[Material provided]:
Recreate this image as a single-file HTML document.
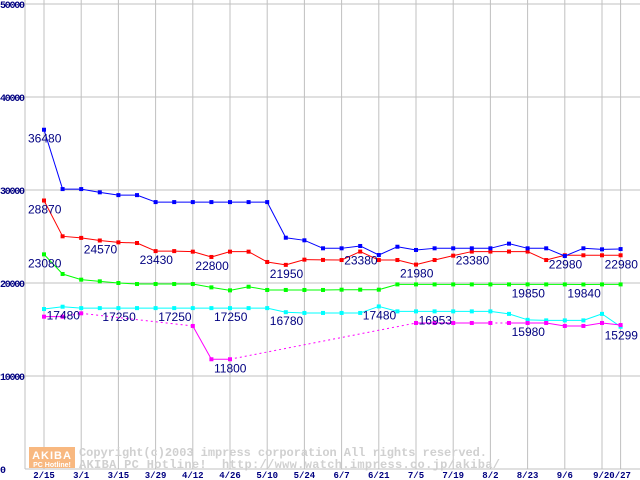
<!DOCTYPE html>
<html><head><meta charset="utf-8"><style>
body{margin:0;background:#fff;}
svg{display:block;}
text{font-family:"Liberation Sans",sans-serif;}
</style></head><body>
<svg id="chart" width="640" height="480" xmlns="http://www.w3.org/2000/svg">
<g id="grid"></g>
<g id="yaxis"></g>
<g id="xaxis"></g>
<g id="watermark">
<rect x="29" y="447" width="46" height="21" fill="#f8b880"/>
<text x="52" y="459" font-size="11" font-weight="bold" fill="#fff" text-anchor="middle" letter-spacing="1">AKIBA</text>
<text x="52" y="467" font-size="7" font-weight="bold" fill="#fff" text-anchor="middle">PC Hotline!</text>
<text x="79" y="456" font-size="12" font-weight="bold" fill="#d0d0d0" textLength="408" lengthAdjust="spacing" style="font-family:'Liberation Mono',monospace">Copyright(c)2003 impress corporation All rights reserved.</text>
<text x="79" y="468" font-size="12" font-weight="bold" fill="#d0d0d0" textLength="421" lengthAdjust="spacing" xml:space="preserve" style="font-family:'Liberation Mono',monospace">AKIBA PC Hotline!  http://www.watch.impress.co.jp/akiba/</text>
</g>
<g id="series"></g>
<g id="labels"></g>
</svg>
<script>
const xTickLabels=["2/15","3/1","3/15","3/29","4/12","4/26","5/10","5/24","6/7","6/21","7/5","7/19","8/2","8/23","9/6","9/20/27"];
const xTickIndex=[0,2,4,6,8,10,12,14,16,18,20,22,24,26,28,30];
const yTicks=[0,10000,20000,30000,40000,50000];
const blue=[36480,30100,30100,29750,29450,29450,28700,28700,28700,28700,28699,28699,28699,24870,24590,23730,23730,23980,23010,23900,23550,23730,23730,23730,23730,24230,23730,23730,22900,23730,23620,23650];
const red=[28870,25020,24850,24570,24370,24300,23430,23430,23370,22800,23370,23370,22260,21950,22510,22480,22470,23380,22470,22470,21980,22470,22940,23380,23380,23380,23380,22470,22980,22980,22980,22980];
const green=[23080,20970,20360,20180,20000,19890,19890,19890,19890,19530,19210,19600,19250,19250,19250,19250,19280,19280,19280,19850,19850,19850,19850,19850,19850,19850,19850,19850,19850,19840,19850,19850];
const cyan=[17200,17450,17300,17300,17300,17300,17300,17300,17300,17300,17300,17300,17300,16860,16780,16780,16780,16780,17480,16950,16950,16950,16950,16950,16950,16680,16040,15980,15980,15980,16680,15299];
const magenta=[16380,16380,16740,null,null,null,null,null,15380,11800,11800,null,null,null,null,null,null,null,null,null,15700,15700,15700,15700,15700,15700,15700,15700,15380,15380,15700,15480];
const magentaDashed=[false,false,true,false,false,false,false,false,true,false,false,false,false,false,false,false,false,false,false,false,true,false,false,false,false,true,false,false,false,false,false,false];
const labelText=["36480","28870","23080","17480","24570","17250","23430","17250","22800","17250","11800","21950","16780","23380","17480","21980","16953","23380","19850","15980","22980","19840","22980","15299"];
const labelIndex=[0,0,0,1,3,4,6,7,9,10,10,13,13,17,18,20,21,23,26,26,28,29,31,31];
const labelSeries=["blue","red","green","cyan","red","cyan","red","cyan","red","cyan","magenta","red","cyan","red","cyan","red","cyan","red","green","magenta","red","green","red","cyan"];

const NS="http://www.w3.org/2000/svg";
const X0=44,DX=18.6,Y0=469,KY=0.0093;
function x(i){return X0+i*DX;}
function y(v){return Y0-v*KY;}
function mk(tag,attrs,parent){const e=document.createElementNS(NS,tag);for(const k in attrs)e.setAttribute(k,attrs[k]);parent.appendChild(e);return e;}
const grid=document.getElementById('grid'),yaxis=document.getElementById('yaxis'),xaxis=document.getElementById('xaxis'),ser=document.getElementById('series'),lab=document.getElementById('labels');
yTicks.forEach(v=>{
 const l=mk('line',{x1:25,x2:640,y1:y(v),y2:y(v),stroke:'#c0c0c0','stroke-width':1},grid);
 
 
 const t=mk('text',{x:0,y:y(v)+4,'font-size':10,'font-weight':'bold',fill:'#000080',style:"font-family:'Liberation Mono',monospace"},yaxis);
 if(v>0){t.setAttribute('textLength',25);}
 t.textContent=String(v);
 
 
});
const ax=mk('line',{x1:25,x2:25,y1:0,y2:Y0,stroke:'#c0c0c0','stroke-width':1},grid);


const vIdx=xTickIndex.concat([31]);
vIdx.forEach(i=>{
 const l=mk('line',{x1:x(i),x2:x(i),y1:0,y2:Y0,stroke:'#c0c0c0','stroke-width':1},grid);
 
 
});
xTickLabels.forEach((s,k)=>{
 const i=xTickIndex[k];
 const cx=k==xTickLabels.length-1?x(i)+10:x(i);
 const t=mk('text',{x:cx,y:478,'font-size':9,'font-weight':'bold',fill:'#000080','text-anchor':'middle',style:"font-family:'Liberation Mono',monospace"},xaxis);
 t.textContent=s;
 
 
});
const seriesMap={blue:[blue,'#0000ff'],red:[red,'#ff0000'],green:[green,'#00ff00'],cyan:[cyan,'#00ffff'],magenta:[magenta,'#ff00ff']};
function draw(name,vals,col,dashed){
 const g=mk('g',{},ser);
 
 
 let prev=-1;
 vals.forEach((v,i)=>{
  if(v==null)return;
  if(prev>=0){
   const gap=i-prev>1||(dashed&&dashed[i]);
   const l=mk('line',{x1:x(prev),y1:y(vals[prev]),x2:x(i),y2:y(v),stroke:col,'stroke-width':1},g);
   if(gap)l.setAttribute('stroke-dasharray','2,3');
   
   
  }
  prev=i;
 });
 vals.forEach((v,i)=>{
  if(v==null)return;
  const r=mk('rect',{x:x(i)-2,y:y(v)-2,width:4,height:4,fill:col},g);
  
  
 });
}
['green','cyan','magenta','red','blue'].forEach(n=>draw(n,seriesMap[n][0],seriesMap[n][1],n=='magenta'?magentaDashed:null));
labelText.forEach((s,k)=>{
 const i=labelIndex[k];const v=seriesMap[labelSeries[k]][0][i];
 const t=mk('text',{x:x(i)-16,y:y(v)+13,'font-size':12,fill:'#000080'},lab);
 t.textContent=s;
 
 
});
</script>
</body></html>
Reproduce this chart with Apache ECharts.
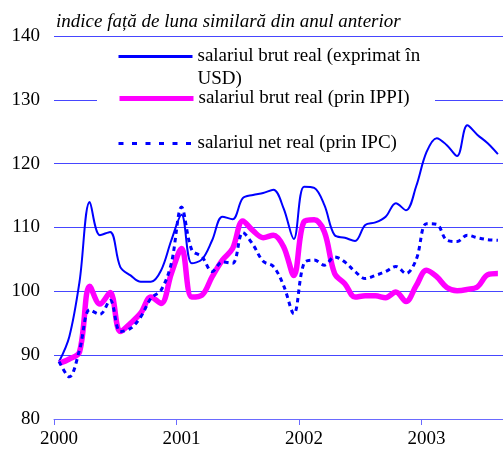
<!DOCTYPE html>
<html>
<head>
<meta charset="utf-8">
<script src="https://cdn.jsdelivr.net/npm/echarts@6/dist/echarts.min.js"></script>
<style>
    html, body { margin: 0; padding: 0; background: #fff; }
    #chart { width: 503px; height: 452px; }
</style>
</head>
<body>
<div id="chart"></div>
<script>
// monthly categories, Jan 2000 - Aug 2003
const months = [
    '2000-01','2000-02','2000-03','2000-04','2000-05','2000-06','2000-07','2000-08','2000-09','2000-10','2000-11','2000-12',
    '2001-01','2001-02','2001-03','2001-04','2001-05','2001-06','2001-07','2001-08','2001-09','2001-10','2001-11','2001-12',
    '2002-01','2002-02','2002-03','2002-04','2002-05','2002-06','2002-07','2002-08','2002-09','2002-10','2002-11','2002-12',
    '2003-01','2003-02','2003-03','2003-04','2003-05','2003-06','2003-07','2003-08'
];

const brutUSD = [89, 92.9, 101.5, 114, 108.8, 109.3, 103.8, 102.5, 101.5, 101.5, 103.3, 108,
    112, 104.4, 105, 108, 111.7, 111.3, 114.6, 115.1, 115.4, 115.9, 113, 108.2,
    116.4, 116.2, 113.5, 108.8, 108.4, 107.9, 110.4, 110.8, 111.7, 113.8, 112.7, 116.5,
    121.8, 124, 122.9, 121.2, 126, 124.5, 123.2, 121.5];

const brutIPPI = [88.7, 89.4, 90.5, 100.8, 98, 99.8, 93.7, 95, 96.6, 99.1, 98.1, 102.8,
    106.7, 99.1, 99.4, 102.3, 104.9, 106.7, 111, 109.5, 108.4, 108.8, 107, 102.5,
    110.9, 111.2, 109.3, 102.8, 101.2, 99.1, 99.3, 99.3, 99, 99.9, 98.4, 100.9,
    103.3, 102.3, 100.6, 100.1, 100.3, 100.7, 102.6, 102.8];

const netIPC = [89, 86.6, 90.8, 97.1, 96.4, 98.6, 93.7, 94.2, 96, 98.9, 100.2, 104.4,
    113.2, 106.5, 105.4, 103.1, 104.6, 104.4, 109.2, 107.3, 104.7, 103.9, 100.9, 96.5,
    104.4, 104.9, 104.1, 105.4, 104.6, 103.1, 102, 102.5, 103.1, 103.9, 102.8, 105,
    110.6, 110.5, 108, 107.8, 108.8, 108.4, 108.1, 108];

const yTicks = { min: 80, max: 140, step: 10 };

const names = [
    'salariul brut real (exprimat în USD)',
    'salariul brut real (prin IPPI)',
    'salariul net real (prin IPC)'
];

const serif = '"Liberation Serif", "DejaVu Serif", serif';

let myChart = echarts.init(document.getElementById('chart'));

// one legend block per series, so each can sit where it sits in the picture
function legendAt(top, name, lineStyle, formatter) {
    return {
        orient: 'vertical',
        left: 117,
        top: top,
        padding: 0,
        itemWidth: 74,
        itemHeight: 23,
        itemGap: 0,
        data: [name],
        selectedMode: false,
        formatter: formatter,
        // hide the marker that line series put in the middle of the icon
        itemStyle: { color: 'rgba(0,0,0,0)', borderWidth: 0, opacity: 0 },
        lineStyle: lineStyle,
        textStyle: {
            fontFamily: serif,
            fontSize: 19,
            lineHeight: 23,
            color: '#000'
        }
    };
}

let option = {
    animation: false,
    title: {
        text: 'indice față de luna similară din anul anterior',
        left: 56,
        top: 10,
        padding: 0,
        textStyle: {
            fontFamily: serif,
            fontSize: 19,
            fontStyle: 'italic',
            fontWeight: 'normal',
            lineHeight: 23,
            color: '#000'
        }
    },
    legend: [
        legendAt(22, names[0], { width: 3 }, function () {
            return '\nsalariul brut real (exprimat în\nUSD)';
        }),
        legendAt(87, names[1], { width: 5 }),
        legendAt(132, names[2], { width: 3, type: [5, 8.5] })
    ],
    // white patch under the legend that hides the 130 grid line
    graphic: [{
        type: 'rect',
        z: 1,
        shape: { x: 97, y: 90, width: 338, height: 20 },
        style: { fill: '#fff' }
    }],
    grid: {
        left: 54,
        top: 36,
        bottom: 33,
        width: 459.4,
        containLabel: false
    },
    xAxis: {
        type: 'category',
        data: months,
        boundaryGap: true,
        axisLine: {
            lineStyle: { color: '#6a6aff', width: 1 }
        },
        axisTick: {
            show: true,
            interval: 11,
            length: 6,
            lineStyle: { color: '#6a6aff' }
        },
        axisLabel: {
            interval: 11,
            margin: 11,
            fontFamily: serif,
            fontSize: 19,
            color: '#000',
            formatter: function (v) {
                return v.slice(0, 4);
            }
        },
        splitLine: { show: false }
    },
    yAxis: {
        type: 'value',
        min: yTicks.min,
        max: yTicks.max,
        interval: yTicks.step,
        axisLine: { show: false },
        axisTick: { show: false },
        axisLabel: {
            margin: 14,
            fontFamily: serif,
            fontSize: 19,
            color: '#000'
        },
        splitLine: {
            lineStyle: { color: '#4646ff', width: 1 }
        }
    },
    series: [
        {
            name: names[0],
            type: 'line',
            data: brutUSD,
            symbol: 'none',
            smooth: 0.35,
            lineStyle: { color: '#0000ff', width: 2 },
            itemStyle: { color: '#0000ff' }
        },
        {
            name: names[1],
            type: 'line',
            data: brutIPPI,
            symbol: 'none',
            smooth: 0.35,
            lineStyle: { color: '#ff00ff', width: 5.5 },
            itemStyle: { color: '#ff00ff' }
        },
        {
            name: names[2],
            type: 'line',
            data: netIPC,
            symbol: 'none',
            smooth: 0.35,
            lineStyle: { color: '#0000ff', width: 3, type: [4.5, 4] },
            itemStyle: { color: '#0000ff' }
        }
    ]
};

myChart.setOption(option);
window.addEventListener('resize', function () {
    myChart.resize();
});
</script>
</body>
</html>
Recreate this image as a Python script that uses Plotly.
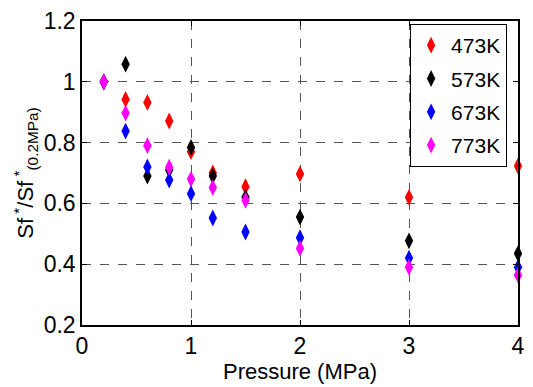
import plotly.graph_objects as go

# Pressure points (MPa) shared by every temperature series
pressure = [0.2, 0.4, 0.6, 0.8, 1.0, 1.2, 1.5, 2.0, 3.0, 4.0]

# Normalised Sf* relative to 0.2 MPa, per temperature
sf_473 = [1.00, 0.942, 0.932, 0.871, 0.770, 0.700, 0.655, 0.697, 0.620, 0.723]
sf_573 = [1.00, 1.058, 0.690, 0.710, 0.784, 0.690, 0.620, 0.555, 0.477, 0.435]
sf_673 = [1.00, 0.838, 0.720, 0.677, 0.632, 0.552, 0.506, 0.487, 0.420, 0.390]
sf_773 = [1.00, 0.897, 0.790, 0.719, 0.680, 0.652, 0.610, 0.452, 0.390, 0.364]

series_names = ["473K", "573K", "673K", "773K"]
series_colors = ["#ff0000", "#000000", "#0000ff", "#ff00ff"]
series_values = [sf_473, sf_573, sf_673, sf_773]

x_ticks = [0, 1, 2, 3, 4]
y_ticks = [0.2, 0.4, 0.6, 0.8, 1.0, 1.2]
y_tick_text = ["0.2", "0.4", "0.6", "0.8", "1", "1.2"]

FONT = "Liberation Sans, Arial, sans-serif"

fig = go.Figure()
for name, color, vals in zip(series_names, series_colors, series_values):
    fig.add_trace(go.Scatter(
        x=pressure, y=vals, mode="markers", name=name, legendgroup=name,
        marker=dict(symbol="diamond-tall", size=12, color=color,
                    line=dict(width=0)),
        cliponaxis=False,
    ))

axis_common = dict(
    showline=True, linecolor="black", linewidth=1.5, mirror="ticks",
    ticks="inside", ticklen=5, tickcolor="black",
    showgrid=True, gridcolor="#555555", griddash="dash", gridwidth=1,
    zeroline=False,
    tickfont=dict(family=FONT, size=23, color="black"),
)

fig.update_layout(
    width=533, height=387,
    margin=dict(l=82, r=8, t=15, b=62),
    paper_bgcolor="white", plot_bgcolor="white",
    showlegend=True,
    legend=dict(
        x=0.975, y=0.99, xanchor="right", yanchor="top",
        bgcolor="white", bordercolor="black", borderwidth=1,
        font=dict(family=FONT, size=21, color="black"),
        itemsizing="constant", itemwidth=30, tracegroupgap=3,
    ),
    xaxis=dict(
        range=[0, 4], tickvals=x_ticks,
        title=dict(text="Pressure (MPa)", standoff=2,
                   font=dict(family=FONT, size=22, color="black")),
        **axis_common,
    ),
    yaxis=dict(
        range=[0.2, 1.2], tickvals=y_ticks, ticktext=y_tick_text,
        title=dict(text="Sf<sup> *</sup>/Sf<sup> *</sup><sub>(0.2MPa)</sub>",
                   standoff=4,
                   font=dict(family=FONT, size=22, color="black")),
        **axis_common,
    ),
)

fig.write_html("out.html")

[Goal]: Using the listing above, return all lines where the word "image" occurs.

[Output for this exercise]:
Recreate this image as a single-file HTML document.
Recreate this image as a Python script that uses Plotly.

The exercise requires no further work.